Human life expectancy is about 80. A company’s life expectancy is about 15 years. When they disappear they will take your data down with them. You can use platforms for reach and collaboration fine, but also having your own ‘mothership’ to host your original material is about 5 times as sustainable.
There are exceptions to both of those statements, and the first sentence is true or false depending on ethnicity and where one lives. IBM is 108 years old.
I don’t like that gross generalisation are used to make a point.
I’ve been alive 52 years, I don’t think I have seen any examples of “When they disappear they will take your data down with them”.
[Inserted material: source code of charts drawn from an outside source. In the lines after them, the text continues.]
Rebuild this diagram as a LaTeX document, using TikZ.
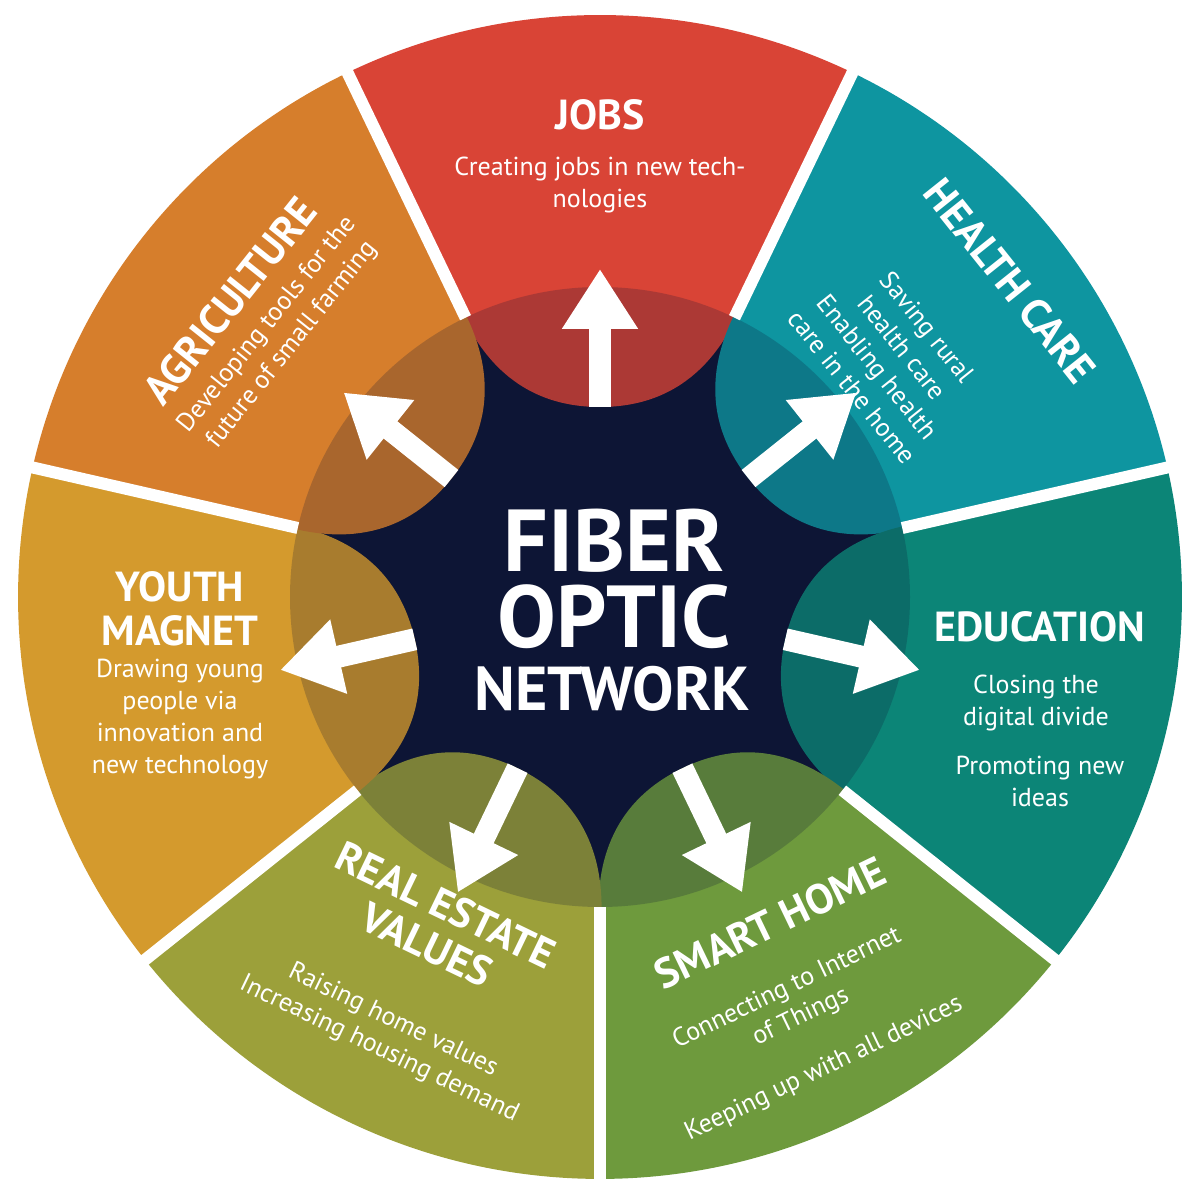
\documentclass[tikz,border=0pt]{standalone}
\usepackage{fontspec}
\setmainfont{PT Sans}
\usetikzlibrary{arrows.meta}
\definecolor{navy}{HTML}{0D1535}
\definecolor{cjobs}{HTML}{D94436}
\definecolor{chealth}{HTML}{0E95A0}
\definecolor{cedu}{HTML}{0C8577}
\definecolor{csmart}{HTML}{6E9A3D}
\definecolor{creal}{HTML}{9CA03A}
\definecolor{cyouth}{HTML}{D49A2D}
\definecolor{cagri}{HTML}{D67E2C}
\tikzset{
 ttl/.style={text=white,font=\fontsize{21}{22}\selectfont\bfseries,align=center},
 dsc/.style={text=white,font=\fontsize{13}{16}\selectfont,align=center},
 arr/.style={white,line width=11pt,-{Triangle[width=36pt,length=30pt]}},
 gap/.style={white,line width=6pt}
}
\newcommand{\sector}[2]{%
 \begin{scope}[rotate=#1-90]
 \fill[#2] (115.7:170pt) -- (115.7:291pt) arc[start angle=115.7,end angle=64.3,radius=291pt]
  -- (64.3:170pt) .. controls (62pt,120pt) and (40pt,95pt) .. (0pt,95pt)
  .. controls (-40pt,95pt) and (-62pt,120pt) .. (115.7:170pt) -- cycle;
 \end{scope}}
\begin{document}
\begin{tikzpicture}[x=1pt,y=1pt]
\useasboundingbox[fill=white] (0,0) rectangle (600,600);
\begin{scope}[shift={(300,301.5)}]
\fill[navy] (0,0) circle[radius=155pt];
\sector{90}{cjobs}
\sector{38.57}{chealth}
\sector{-12.86}{cedu}
\sector{-64.29}{csmart}
\sector{-115.71}{creal}
\sector{-167.14}{cyouth}
\sector{141.43}{cagri}
\fill[navy,opacity=0.22] (0,0) circle[radius=155pt];
\foreach \a in {115.71,64.29,12.86,-38.57,-90,-141.43,167.14}
 \draw[gap] (\a:155pt) -- (\a:300pt);
\foreach \a/\n in {90/aj,38.57/ah,-12.86/ae,-64.29/as,-115.71/ar,-167.14/ay,141.43/aa}{
 \coordinate (\n s) at (\a:95pt);
 \coordinate (\n e) at (\a:164pt);
 \draw[arr] (\n s) -- (\n e);}
\node[text=white,font=\fontsize{44}{44}\selectfont\bfseries] (f1) at (7,28) {FIBER};
\node[text=white,font=\fontsize{44}{44}\selectfont\bfseries] (f2) at (7,-10) {OPTIC};
\node[text=white,font=\fontsize{31}{31}\selectfont\bfseries] (f3) at (6,-46) {NETWORK};
\node[ttl] (tj) at (0,241) {JOBS};
\node[dsc] (dj) at (0,206) {Creating jobs in new tech-\\nologies};
\node[ttl,rotate=-51.4] (th) at (205,158) {HEALTH CARE};
\node[dsc,rotate=-51.4] (dh) at (145,120) {Saving rural\\health care\\Enabling health\\care in the home};
\node[ttl] (te) at (220,-15) {EDUCATION};
\node[dsc] (de1) at (218,-53) {Closing the\\digital divide};
\node[dsc] (de2) at (220,-92) {Promoting new\\ideas};
\node[ttl,rotate=25.7] (ts) at (85,-163) {SMART HOME};
\node[dsc,rotate=25.7] (ds1) at (97,-203) {Connecting to Internet\\of Things};
\node[dsc,rotate=25.7] (ds2) at (112,-236) {Keeping up with all devices};
\node[ttl,rotate=-25.7] (tr) at (-82,-164) {REAL ESTATE\\VALUES};
\node[dsc,rotate=-25.7] (dr) at (-107,-219) {Raising home values\\Increasing housing demand};
\node[ttl] (ty) at (-210,-6) {YOUTH\\MAGNET};
\node[dsc] (dy) at (-210,-61) {Drawing young\\people via\\innovation and\\new technology};
\node[ttl,rotate=51.4] (ta) at (-185,148) {AGRICULTURE};
\node[dsc,rotate=51.4] (da) at (-160,131) {Developing tools for the\\future of small farming};
\end{scope}
\end{tikzpicture}
\end{document}
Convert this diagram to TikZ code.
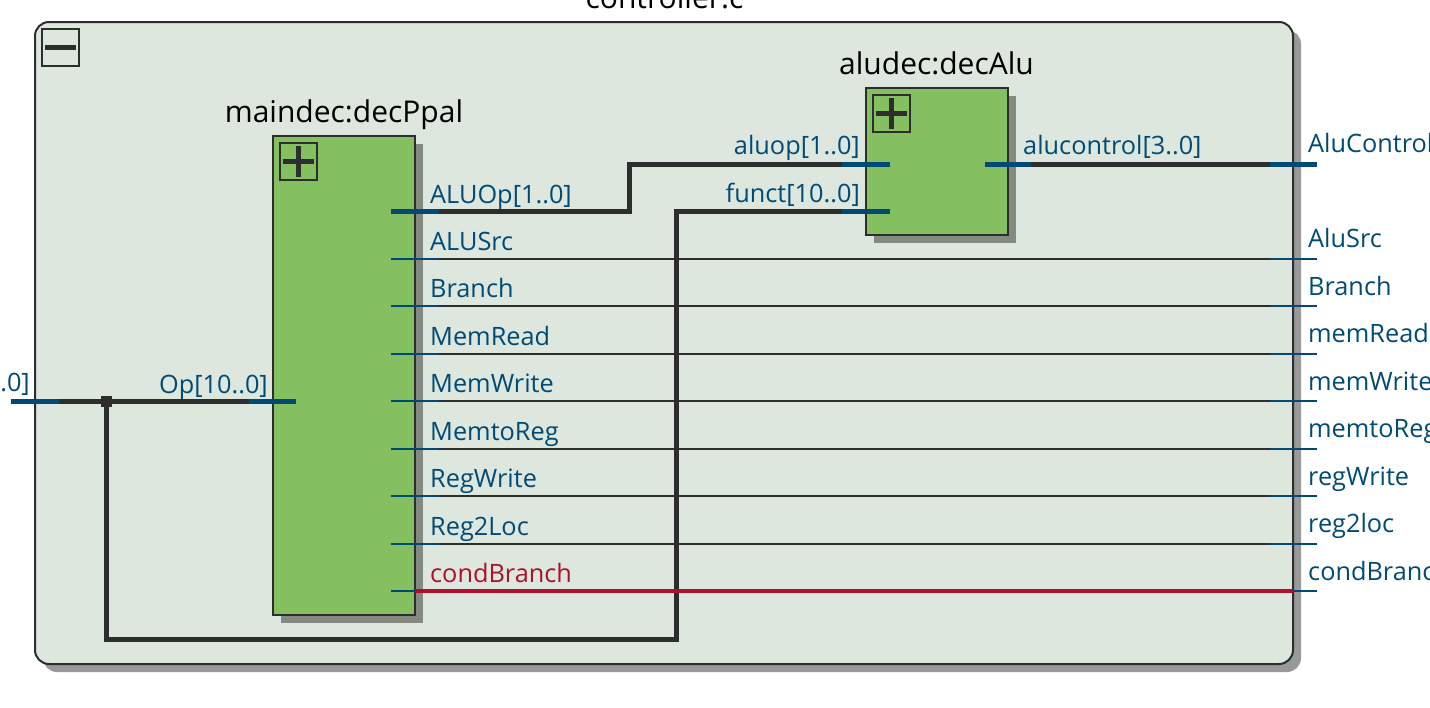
\documentclass[tikz,border=0pt]{standalone}
\usepackage{fontspec}
\setmainfont{Open Sans}
\usepackage{xcolor}
\usetikzlibrary{shadows}
\definecolor{panelbg}{HTML}{DDE7DE}
\definecolor{blockgreen}{HTML}{84C060}
\definecolor{wiredark}{HTML}{2D2D2D}
\definecolor{pinblue}{HTML}{004A75}
\definecolor{alertred}{HTML}{AE0F2C}
\definecolor{outershadow}{HTML}{999999}
\definecolor{innershadow}{HTML}{848A80}

\begin{document}
\begin{tikzpicture}[
    x=1pt, y=-1pt,
    panel/.style={
        rectangle, rounded corners=14pt, draw=wiredark, line width=2pt,
        fill=panelbg, minimum width=1258pt, minimum height=642pt,
        drop shadow={shadow xshift=8pt, shadow yshift=-8pt, fill=outershadow, opacity=1}
    },
    block/.style={
        rectangle, draw=wiredark, line width=2pt, fill=blockgreen,
        minimum width=142pt,
        drop shadow={shadow xshift=8pt, shadow yshift=-8pt, fill=innershadow, opacity=1}
    },
    iconbox/.style={rectangle, draw=wiredark, line width=1.6pt, minimum size=37pt, inner sep=0pt},
    iconbar/.style={wiredark, line width=5pt},
    title/.style={font=\fontsize{30}{34}\selectfont, text=black, anchor=base, inner sep=0pt},
    pinlabel/.style={font=\fontsize{25.3}{29}\selectfont, text=pinblue, anchor=base west, inner sep=0pt},
    pinlabelr/.style={pinlabel, anchor=base east},
    bus/.style={wiredark, line width=5pt},
    wire/.style={wiredark, line width=2pt},
    busstub/.style={pinblue, line width=5pt},
    wirestub/.style={pinblue, line width=2pt},
    redwire/.style={alertred, line width=4pt}
]
\useasboundingbox (0,0) rectangle (1430,707);

% panel and blocks
\node[panel] (ctrl) at (664,343) {};
\node[title] (ctrlname) at (664.5,8) {controller:c};
\node[iconbox] (ctrlicon) at (60.5,47.5) {};
\draw[iconbar] (ctrlicon.center) ++(-15.5,0) -- ++(31,0);

\node[block, minimum height=479pt] (main) at (344,375.5) {};
\node[title] (mainname) at (344,122) {maindec:decPpal};
\node[iconbox] (mainicon) at (298.5,161.5) {};
\draw[iconbar] (mainicon.center) ++(-15.5,0) -- ++(31,0);
\draw[iconbar] (mainicon.center) ++(0,-15.5) -- ++(0,31);

\node[block, minimum height=147pt] (dec) at (937,161.5) {};
\node[title] (decname) at (936.5,74) {aludec:decAlu};
\node[iconbox] (decicon) at (891.5,113.5) {};
\draw[iconbar] (decicon.center) ++(-15.5,0) -- ++(31,0);
\draw[iconbar] (decicon.center) ++(0,-15.5) -- ++(0,31);

% pins
\coordinate (opin) at (11,401);
\coordinate (opjoin) at (106.5,401);
\coordinate (opmain) at (296,401);
\coordinate (opbend) at (106.5,639);
\coordinate (functbend) at (676.5,639);
\coordinate (functup) at (676.5,211);
\coordinate (functdec) at (890,211);
\coordinate (aluopmain) at (391,211);
\coordinate (aluopa) at (629.5,211);
\coordinate (aluopb) at (629.5,164);
\coordinate (aluopdec) at (890,164);
\coordinate (ctlmain) at (985,164);
\coordinate (ctlout) at (1317,164);
\coordinate (srcmain) at (391,259);
\coordinate (srcout) at (1317,259);
\coordinate (brmain) at (391,306);
\coordinate (brout) at (1317,306);
\coordinate (rdmain) at (391,354);
\coordinate (rdout) at (1317,354);
\coordinate (wrmain) at (391,401);
\coordinate (wrout) at (1317,401);
\coordinate (tomain) at (391,449);
\coordinate (toout) at (1317,449);
\coordinate (rwmain) at (391,496);
\coordinate (rwout) at (1317,496);
\coordinate (locmain) at (391,544);
\coordinate (locout) at (1317,544);
\coordinate (condmain) at (391,591);
\coordinate (condedge) at (415,591);
\coordinate (condred) at (1293,591);
\coordinate (condout) at (1317,591);

% buses
\draw[bus] (opin) -- (opmain);
\draw[bus, line join=miter] (opjoin) -- (opbend) -- (functbend) -- (functup) -- (functdec);
\draw[bus, line join=miter] (aluopmain) -- (aluopa) -- (aluopb) -- (aluopdec);
\draw[bus] (ctlmain) -- (ctlout);
\node[fill=wiredark, inner sep=0pt, minimum size=11pt] (opdot) at (opjoin) {};

% single wires
\draw[wire] (srcmain) -- (srcout);
\draw[wire] (brmain) -- (brout);
\draw[wire] (rdmain) -- (rdout);
\draw[wire] (wrmain) -- (wrout);
\draw[wire] (tomain) -- (toout);
\draw[wire] (rwmain) -- (rwout);
\draw[wire] (locmain) -- (locout);
\draw[redwire] (condedge) -- (condred);

% blue ends
\draw[busstub] (opin) -- ++(48,0);
\draw[busstub] (opmain) -- ++(-47,0);
\draw[busstub] (aluopmain) -- ++(48,0);
\draw[busstub] (aluopdec) -- ++(-48,0);
\draw[busstub] (functdec) -- ++(-48,0);
\draw[busstub] (ctlmain) -- ++(46,0);
\draw[busstub] (ctlout) -- ++(-47,0);
\draw[wirestub] (srcmain) -- ++(48,0);
\draw[wirestub] (srcout) -- ++(-47,0);
\draw[wirestub] (brmain) -- ++(48,0);
\draw[wirestub] (brout) -- ++(-47,0);
\draw[wirestub] (rdmain) -- ++(48,0);
\draw[wirestub] (rdout) -- ++(-47,0);
\draw[wirestub] (wrmain) -- ++(48,0);
\draw[wirestub] (wrout) -- ++(-47,0);
\draw[wirestub] (tomain) -- ++(48,0);
\draw[wirestub] (toout) -- ++(-47,0);
\draw[wirestub] (rwmain) -- ++(48,0);
\draw[wirestub] (rwout) -- ++(-47,0);
\draw[wirestub] (locmain) -- ++(48,0);
\draw[wirestub] (locout) -- ++(-47,0);
\draw[wirestub] (condmain) -- (condedge);
\draw[wirestub] (condred) -- (condout);

% labels inside
\node[pinlabelr] (oplabel) at (268,393) {Op[10..0]};
\node[pinlabelr] (inlabel) at (30,391) {.0]};
\node[pinlabel] (aluoplabel) at (430,203) {ALUOp[1..0]};
\node[pinlabel] (srclabel) at (430,250) {ALUSrc};
\node[pinlabel] (brlabel) at (430,297) {Branch};
\node[pinlabel] (rdlabel) at (430,345) {MemRead};
\node[pinlabel] (wrlabel) at (430,392) {MemWrite};
\node[pinlabel] (tolabel) at (430,440) {MemtoReg};
\node[pinlabel] (rwlabel) at (430,487) {RegWrite};
\node[pinlabel] (loclabel) at (430,535) {Reg2Loc};
\node[pinlabel, text=alertred] (condlabel) at (430,582) {condBranch};
\node[pinlabelr] (opdeclabel) at (860,154) {aluop[1..0]};
\node[pinlabelr] (functlabel) at (860,202) {funct[10..0]};
\node[pinlabel] (ctllabel) at (1023,154) {alucontrol[3..0]};

% labels outside
\node[pinlabel] (ctloutlabel) at (1308,152) {AluControl};
\node[pinlabel] (srcoutlabel) at (1308,247) {AluSrc};
\node[pinlabel] (broutlabel) at (1308,295) {Branch};
\node[pinlabel] (rdoutlabel) at (1308,342) {memRead};
\node[pinlabel] (wroutlabel) at (1308,390) {memWrite};
\node[pinlabel] (tooutlabel) at (1308,437) {memtoReg};
\node[pinlabel] (rwoutlabel) at (1308,485) {regWrite};
\node[pinlabel] (locoutlabel) at (1308,532) {reg2loc};
\node[pinlabel] (condoutlabel) at (1308,580) {condBranch};

\end{tikzpicture}
\end{document}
Sure it’s a generalisation. Average lifespan isn’t evenly distributed and average isn’t the expected cap either, I know. Yet nowhere is the average life expectancy of human beings anywhere near the number for companies (I think the lowest national average currently is at 55, still almost 4 times the average of companies). I’ve seen many examples of data lost however: Hyves you wouldn’t know as it was the Dutch Facebook before Facebook, but maybe you’ve been on Jaiku, Dopplr, Plazes, Ecademy.com, Path, or on Google+ (the closing of which of course doesn’t mean Alfabet’s demise.), frequented yahoo mailing lists at some point, or used a Nabaztag. To name a few from the top of my head. Even if they offered data downloads, which is not a given, anything linking to it rotted. Coincidentally all of those services had a shorter existence than my website. Which is the contrast that I’m highlighting. IBM is 108 years old, but they’ve changed shape several times, and I have no doubt that with the next shapeshift they’ll cut their customers off from whatever services and data those people might be depending on now.
So, the ‘mothership’ is more sustainable, as a personal nexus. Which is why increasingly my posts elsewhere start here, or have a URL here too. (e.g. my few pieces Github stuff have urls on my domain, which are the ones I share.)